* start Raw data *

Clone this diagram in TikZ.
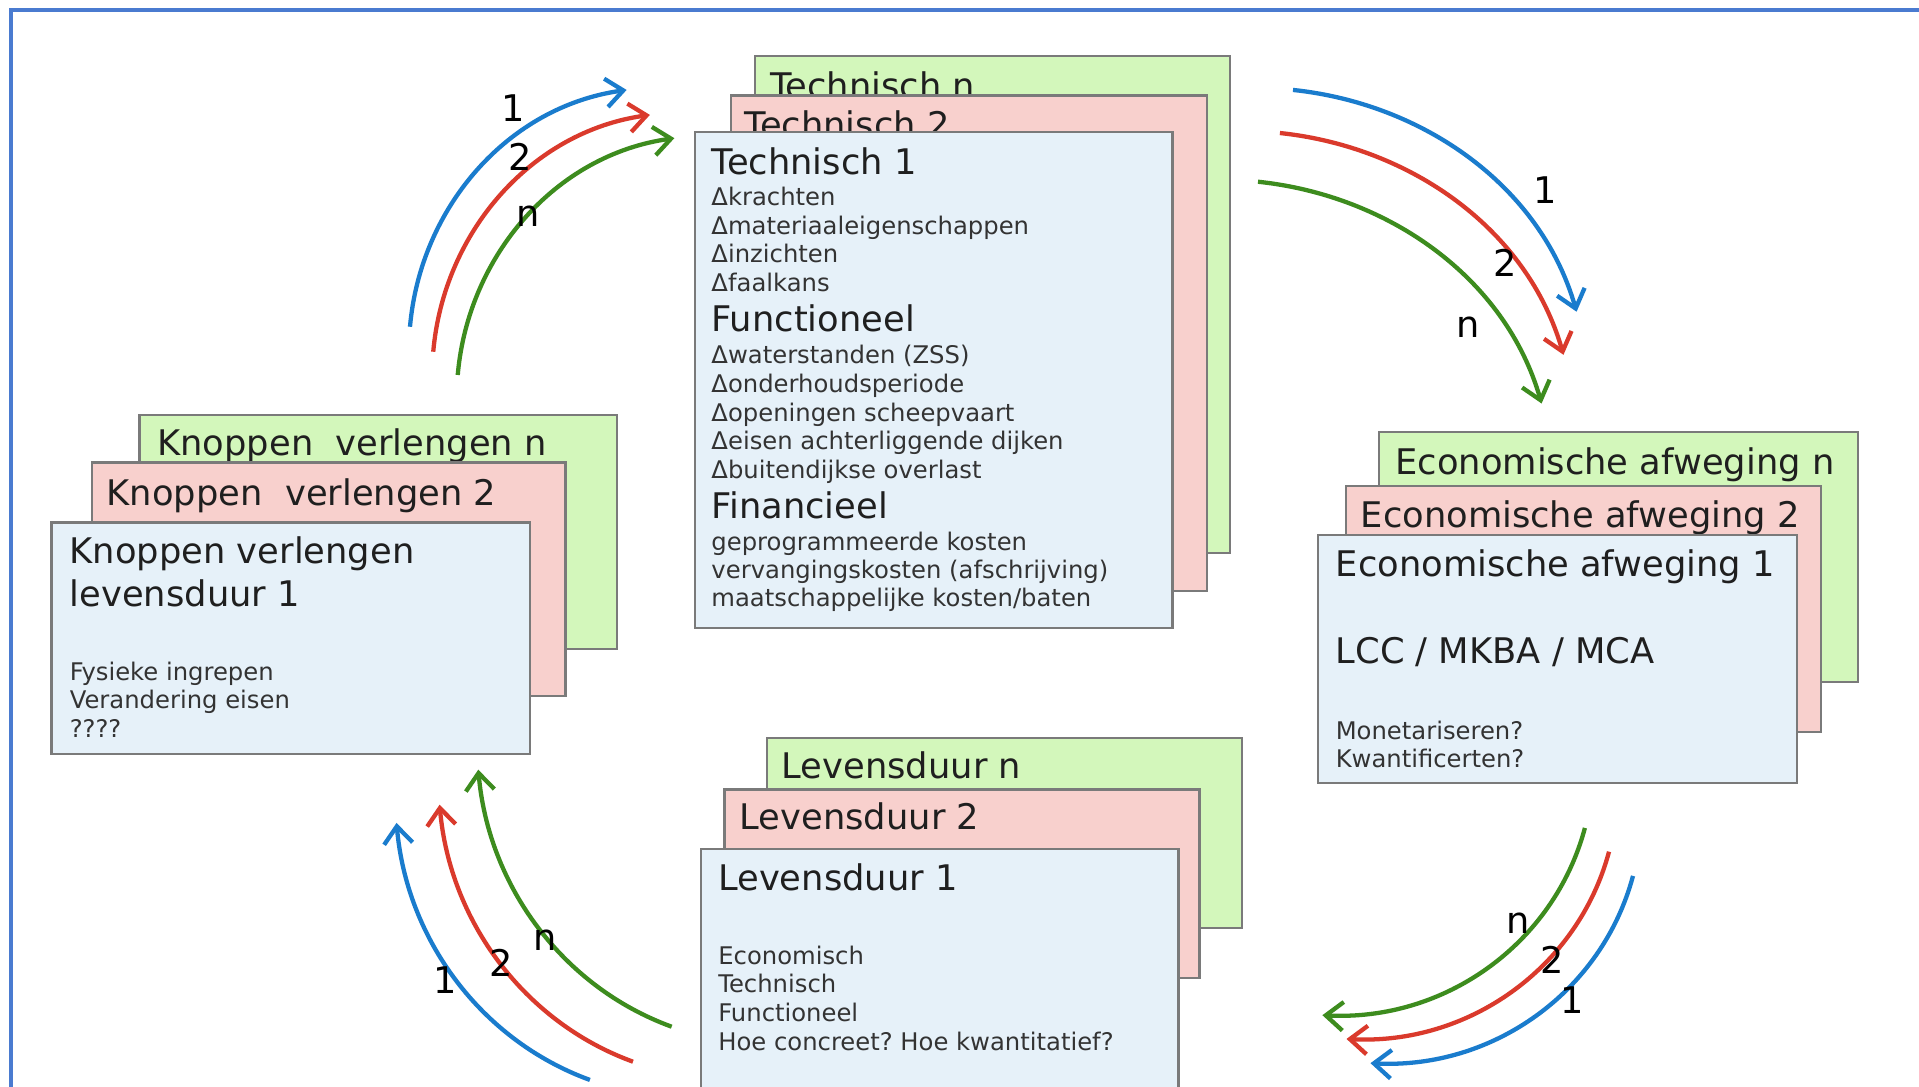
\documentclass[tikz,border=0pt]{standalone}
\usepackage{fontspec}
\setmainfont{DejaVu Sans}
\usetikzlibrary{arrows.meta}
\frenchspacing

\definecolor{cardgreen}{HTML}{D3F7BB}
\definecolor{cardred}{HTML}{F8D0CD}
\definecolor{cardblue}{HTML}{E6F1F9}
\definecolor{cardline}{HTML}{7A7A7A}
\definecolor{arrblue}{HTML}{1A7CCD}
\definecolor{arrred}{HTML}{DA3A2C}
\definecolor{arrgreen}{HTML}{3D8C1E}
\definecolor{framecol}{HTML}{4A7BD0}

\begin{document}
\begin{tikzpicture}[x=0.6pt,y=-0.6pt,
    card/.style={draw=cardline,line width=1.1pt},
    head/.style={anchor=base west,inner sep=0pt,text=black!88,
      font=\fontsize{17.3}{20.8}\selectfont},
    body/.style={anchor=base west,inner sep=0pt,text=black!80,
      font=\fontsize{11.9}{14}\selectfont},
    num/.style={inner sep=0pt,font=\fontsize{18}{21}\selectfont},
    arr/.style={line width=2.1pt,-{Straight Barb[length=8.5pt,width=14pt]}}]
  \useasboundingbox (0,0) rectangle (1568,888);
  \fill[white] (0,0) rectangle (1568,888);
  \draw[framecol,line width=1.5pt] (9,900) -- (9,8.2) -- (1580,8.2);

  % technisch
  \draw[card,fill=cardgreen] (617,46) rectangle (1005,452);
  \node[head] (tech n) at (629,80.4) {Technisch n};
  \draw[card,fill=cardred] (597,78) rectangle (986,483);
  \node[head] (tech 2) at (608,112.4) {Technisch 2};
  \draw[card,fill=cardblue] (568,108) rectangle (958,513);
  \node[head] (tech 1) at (581,142.4) {Technisch 1};
  \foreach \t [count=\i from 0] in {Δkrachten,Δmateriaaleigenschappen,Δinzichten,Δfaalkans}
    \node[body] (tech a\i) at (581,168+23.3*\i) {\t};
  \node[head] (func) at (581,270.6) {Functioneel};
  \foreach \t [count=\i from 0] in {Δwaterstanden (ZSS),Δonderhoudsperiode,
      Δopeningen scheepvaart,Δeisen achterliggende dijken,Δbuitendijkse overlast}
    \node[body] (tech b\i) at (581,297.2+23.45*\i) {\t};
  \node[head] (fin) at (581,423.8) {Financieel};
  \foreach \t [count=\i from 0] in {geprogrammeerde kosten,
      vervangingskosten (afschrijving),maatschappelijke kosten/baten}
    \node[body] (tech c\i) at (581,449.8+23*\i) {\t};

  % knoppen verlengen
  \draw[card,fill=cardgreen] (114,339) rectangle (504,530);
  \node[head] (knop n) at (128.3,372) {Knoppen\ \ verlengen n};
  \draw[card,fill=cardred] (75,378) rectangle (462,569);
  \node[head] (knop 2) at (86.9,412.7) {Knoppen\ \ verlengen 2};
  \draw[card,fill=cardblue] (42,427) rectangle (433,616);
  \node[head] (knop 1) at (56.7,460.6) {Knoppen verlengen};
  \node[head] (knop 1b) at (56.7,495.3) {levensduur 1};
  \foreach \t [count=\i from 0] in {Fysieke ingrepen,Verandering eisen,????}
    \node[body] (knop a\i) at (56.7,556.2+23*\i) {\t};

  % economische afweging
  \draw[card,fill=cardgreen] (1127,353) rectangle (1518,557);
  \node[head] (eco n) at (1139.8,387.7) {Economische afweging n};
  \draw[card,fill=cardred] (1100,397) rectangle (1488,598);
  \node[head] (eco 2) at (1111.5,430.7) {Economische afweging 2};
  \draw[card,fill=cardblue] (1077,437) rectangle (1468,640);
  \node[head] (eco 1) at (1091.1,471.2) {Economische afweging 1};
  \node[head] (lcc) at (1091.1,542.3) {LCC / MKBA / MCA};
  \node[body] (eco a0) at (1091.1,603.9) {Monetariseren?};
  \node[body] (eco a1) at (1091.1,627.1) {Kwantificerten?};

  % levensduur
  \draw[card,fill=cardgreen] (627,603) rectangle (1015,758);
  \node[head] (lev n) at (638.5,636.4) {Levensduur n};
  \draw[card,fill=cardred] (592,645) rectangle (980,799);
  \node[head] (lev 2) at (604.1,677.7) {Levensduur 2};
  \draw[card,fill=cardblue] (573,694) rectangle (963,920);
  \node[head] (lev 1) at (586.6,727.9) {Levensduur 1};
  \foreach \t [count=\i from 0] in {Economisch,Technisch,Functioneel,
      Hoe concreet? Hoe kwantitatief?}
    \node[body] (lev a\i) at (586.6,787.7+23.5*\i) {\t};

  % pijlen
  \foreach \c/\x/\y [count=\k] in {arrblue/335/267,arrred/354/287.4,arrgreen/374/306.4}{
    \coordinate (tl s\k) at (\x,\y);
    \coordinate (tl e\k) at (\x+177,\y-193.5);
    \draw[arr,\c] (tl s\k) .. controls +(8.5,-97.6) and +(-97,13.6) .. (tl e\k);
  }
  \foreach \c/\x/\y [count=\k] in {arrblue/1056.5/73.5,arrred/1045.8/108.7,arrgreen/1027.9/148.5}{
    \coordinate (tr s\k) at (\x,\y);
    \coordinate (tr e\k) at (\x+231.7,\y+181.2);
    \draw[arr,\c] (tr s\k) .. controls +(106.5,11.2) and +(-29.5,-102.8) .. (tr e\k);
  }
  \foreach \c/\x/\y [count=\k] in {arrblue/1334.3/715.7,arrred/1314.7/695.9,arrgreen/1295/676.5}{
    \coordinate (br s\k) at (\x,\y);
    \coordinate (br e\k) at (\x-214.5,\y+153);
    \draw[arr,\c] (br s\k) .. controls +(-25.6,95.6) and +(98.9,5.2) .. (br e\k);
  }
  \foreach \c/\x/\y [count=\k] in {arrblue/482/882.4,arrred/517.2/867.5,arrgreen/548.8/838.9}{
    \coordinate (bl s\k) at (\x,\y);
    \coordinate (bl e\k) at (\x-158,\y-210);
    \draw[arr,\c] (bl s\k) .. controls +(-89.3,-32.5) and +(8.3,94.6) .. (bl e\k);
  }

  % nummers
  \foreach \t/\x/\y in {1/419/88,2/425/128,n/431.4/177}
    \node[num] (tl lab\t) at (\x,\y) {\t};
  \foreach \t/\x/\y in {1/1262.4/155.2,2/1229.7/214.9,n/1199.5/267.2}
    \node[num] (tr lab\t) at (\x,\y) {\t};
  \foreach \t/\x/\y in {1/1284.4/817,2/1268/784.4,n/1240.3/754.2}
    \node[num] (br lab\t) at (\x,\y) {\t};
  \foreach \t/\x/\y in {1/363.6/800.7,2/409.9/786.8,n/445.3/768}
    \node[num] (bl lab\t) at (\x,\y) {\t};
\end{tikzpicture}
\end{document}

* end Raw data *

Task objective | Return, unchanged, the lines from the first line of the material through the line that holds "(9,8.2) -- (1580,8.2);", inclusive, omitting pictures.

Written reply |
Clone this diagram in TikZ.
\documentclass[tikz,border=0pt]{standalone}
\usepackage{fontspec}
\setmainfont{DejaVu Sans}
\usetikzlibrary{arrows.meta}
\frenchspacing

\definecolor{cardgreen}{HTML}{D3F7BB}
\definecolor{cardred}{HTML}{F8D0CD}
\definecolor{cardblue}{HTML}{E6F1F9}
\definecolor{cardline}{HTML}{7A7A7A}
\definecolor{arrblue}{HTML}{1A7CCD}
\definecolor{arrred}{HTML}{DA3A2C}
\definecolor{arrgreen}{HTML}{3D8C1E}
\definecolor{framecol}{HTML}{4A7BD0}

\begin{document}
\begin{tikzpicture}[x=0.6pt,y=-0.6pt,
    card/.style={draw=cardline,line width=1.1pt},
    head/.style={anchor=base west,inner sep=0pt,text=black!88,
      font=\fontsize{17.3}{20.8}\selectfont},
    body/.style={anchor=base west,inner sep=0pt,text=black!80,
      font=\fontsize{11.9}{14}\selectfont},
    num/.style={inner sep=0pt,font=\fontsize{18}{21}\selectfont},
    arr/.style={line width=2.1pt,-{Straight Barb[length=8.5pt,width=14pt]}}]
  \useasboundingbox (0,0) rectangle (1568,888);
  \fill[white] (0,0) rectangle (1568,888);
  \draw[framecol,line width=1.5pt] (9,900) -- (9,8.2) -- (1580,8.2);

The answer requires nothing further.